The Ramos family | Photo by Jiaying Grygiel
The Ramos family from El Salvador
Who lives here? Jessika Ramos, 29, and her daughter, Valeria Acevedo-Ramos, 2. Jessika left El Salvador after gang members entered her house with pistols in hand. Valeria was just 8 months old. Jessika’s 8-year-old daughter, Adriana Acevedo-Ramos, is still in El Salvador with Jessika’s parents. In El Salvador, Jessika studied judicial law in college. Now, she works as a house cleaner. “It doesn’t bother me,” she says. “It’s a job. It’s dignified.”
Where? White Center
When did you move here? March 2016
Jessika: I had to leave because of violence. It’s a country the government can’t control. All the power is with the gangs. The laws are not just.
What, if anything, did you know about Seattle before you moved here?
Jessika: Nothing. Only that it’s very peaceful and near family.
Do you plan to stay?
Jessika: Yes. I love Seattle. It’s very quiet; a safe place to live. I was in Los Angeles for 15 days — I didn’t like it. So much traffic, it was craziness.

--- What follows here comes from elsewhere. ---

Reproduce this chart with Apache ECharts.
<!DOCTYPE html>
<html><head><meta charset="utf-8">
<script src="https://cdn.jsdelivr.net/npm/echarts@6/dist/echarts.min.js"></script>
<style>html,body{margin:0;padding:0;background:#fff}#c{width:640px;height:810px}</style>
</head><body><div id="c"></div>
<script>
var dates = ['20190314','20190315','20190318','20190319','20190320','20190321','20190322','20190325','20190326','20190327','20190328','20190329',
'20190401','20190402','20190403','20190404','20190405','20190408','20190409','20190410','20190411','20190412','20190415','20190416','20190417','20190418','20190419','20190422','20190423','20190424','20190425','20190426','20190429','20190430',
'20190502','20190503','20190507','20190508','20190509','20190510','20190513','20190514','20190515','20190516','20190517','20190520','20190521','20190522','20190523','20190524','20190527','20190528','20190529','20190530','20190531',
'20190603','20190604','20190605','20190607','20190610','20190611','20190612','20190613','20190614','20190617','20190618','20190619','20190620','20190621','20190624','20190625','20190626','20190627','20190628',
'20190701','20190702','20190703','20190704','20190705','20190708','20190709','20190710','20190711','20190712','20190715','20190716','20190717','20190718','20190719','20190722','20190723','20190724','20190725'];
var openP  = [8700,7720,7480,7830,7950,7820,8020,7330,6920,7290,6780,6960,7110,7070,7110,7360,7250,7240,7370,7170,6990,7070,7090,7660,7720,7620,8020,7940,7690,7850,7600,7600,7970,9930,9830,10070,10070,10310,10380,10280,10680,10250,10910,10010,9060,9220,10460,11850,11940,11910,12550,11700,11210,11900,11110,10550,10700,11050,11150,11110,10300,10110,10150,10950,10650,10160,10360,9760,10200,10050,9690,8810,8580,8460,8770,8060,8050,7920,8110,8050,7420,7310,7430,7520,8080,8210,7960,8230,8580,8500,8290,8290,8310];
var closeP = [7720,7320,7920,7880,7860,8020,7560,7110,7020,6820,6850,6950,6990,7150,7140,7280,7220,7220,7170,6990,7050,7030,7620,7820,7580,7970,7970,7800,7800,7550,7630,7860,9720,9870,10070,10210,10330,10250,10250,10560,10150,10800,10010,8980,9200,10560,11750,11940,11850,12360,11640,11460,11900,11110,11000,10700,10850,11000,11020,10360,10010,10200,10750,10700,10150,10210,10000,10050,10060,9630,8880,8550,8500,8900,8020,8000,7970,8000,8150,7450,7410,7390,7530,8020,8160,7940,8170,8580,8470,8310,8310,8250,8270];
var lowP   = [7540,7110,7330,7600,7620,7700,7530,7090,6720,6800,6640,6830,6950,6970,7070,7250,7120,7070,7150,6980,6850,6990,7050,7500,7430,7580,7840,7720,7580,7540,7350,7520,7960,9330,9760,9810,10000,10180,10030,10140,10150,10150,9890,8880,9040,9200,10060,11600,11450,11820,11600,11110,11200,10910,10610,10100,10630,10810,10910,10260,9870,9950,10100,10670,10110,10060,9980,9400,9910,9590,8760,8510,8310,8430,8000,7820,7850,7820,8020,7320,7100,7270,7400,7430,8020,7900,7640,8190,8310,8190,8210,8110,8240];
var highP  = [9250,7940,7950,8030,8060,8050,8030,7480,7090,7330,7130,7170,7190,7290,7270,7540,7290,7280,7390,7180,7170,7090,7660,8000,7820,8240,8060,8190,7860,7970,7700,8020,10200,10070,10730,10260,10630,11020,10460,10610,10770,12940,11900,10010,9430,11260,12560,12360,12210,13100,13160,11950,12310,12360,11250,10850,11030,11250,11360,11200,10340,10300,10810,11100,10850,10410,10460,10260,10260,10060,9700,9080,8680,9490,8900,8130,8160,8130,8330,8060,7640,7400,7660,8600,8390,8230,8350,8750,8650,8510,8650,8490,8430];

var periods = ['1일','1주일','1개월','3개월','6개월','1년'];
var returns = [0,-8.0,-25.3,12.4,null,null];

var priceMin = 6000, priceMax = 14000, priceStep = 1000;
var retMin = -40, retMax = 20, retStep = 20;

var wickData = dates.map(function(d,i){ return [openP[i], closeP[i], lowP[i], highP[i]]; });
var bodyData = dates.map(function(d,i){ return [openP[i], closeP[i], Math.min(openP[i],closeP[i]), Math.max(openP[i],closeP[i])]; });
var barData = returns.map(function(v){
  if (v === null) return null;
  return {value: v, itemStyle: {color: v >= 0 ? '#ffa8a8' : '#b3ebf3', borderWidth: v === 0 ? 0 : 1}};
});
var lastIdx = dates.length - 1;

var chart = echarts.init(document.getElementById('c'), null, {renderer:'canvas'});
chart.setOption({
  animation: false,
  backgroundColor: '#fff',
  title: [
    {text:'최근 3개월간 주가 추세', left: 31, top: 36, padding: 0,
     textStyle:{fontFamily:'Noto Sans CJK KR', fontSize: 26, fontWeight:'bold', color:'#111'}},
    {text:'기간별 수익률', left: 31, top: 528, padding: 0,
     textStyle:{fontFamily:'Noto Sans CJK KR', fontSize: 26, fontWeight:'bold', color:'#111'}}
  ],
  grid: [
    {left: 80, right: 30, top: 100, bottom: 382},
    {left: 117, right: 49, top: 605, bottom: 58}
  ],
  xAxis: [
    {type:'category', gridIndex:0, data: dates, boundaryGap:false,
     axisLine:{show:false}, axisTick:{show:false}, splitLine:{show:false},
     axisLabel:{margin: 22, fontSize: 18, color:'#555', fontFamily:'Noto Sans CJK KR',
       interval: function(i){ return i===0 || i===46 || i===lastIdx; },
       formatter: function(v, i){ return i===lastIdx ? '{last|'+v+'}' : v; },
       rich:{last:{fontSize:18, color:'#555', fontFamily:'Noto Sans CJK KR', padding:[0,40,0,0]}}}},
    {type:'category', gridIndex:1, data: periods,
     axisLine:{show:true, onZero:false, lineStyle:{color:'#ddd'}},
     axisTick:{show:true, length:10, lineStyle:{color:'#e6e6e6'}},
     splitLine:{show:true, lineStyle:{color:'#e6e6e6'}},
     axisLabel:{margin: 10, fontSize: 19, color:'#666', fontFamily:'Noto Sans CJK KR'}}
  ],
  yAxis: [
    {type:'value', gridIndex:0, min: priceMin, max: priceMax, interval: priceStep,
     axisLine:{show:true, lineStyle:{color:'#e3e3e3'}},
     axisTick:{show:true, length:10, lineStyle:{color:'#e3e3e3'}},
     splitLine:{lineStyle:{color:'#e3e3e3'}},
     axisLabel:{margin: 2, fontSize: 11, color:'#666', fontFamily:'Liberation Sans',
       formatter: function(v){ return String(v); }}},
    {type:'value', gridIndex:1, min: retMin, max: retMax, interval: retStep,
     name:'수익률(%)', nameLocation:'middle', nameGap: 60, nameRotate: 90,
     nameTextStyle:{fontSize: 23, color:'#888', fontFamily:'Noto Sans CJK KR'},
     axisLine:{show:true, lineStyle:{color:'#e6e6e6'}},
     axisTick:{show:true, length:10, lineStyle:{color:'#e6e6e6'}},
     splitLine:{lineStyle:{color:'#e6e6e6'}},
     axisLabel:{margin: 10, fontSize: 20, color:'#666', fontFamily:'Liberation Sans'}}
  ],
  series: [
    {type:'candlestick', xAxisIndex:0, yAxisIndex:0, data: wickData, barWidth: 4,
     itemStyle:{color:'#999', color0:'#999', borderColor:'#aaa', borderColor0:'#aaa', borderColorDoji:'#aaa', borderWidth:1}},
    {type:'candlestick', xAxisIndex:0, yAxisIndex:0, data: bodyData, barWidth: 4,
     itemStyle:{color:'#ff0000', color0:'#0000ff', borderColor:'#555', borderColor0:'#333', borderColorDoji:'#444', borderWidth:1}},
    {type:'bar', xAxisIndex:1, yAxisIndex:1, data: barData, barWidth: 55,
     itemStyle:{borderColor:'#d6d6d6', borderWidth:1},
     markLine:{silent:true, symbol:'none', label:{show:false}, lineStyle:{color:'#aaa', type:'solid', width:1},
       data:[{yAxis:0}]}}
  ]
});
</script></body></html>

What has been the biggest challenge in moving to Seattle?
Jessika: I have an open case with [U.S. Citizenship and Immigration Services]. I hope to God everything will turn out well and I will be able to bring my other daughter. Then, the three of us can have a stable and secure life together. I’d like to have my own cleaning company one day. First, I have to learn English. I’m going to Highline College to learn.
What one parenting practice sets you apart from other families?
Jessika: Parents in El Salvador are more likely to talk more loudly and directly to the children. Now, with Valeria, I’m trying to first talk to her. If she keeps doing something she’s not supposed to, I will use a stronger voice and be more direct.
A lot of kids don’t play with toys. It’s all about tablets, screens. I want to make sure Valeria plays with toys and games, and other kids.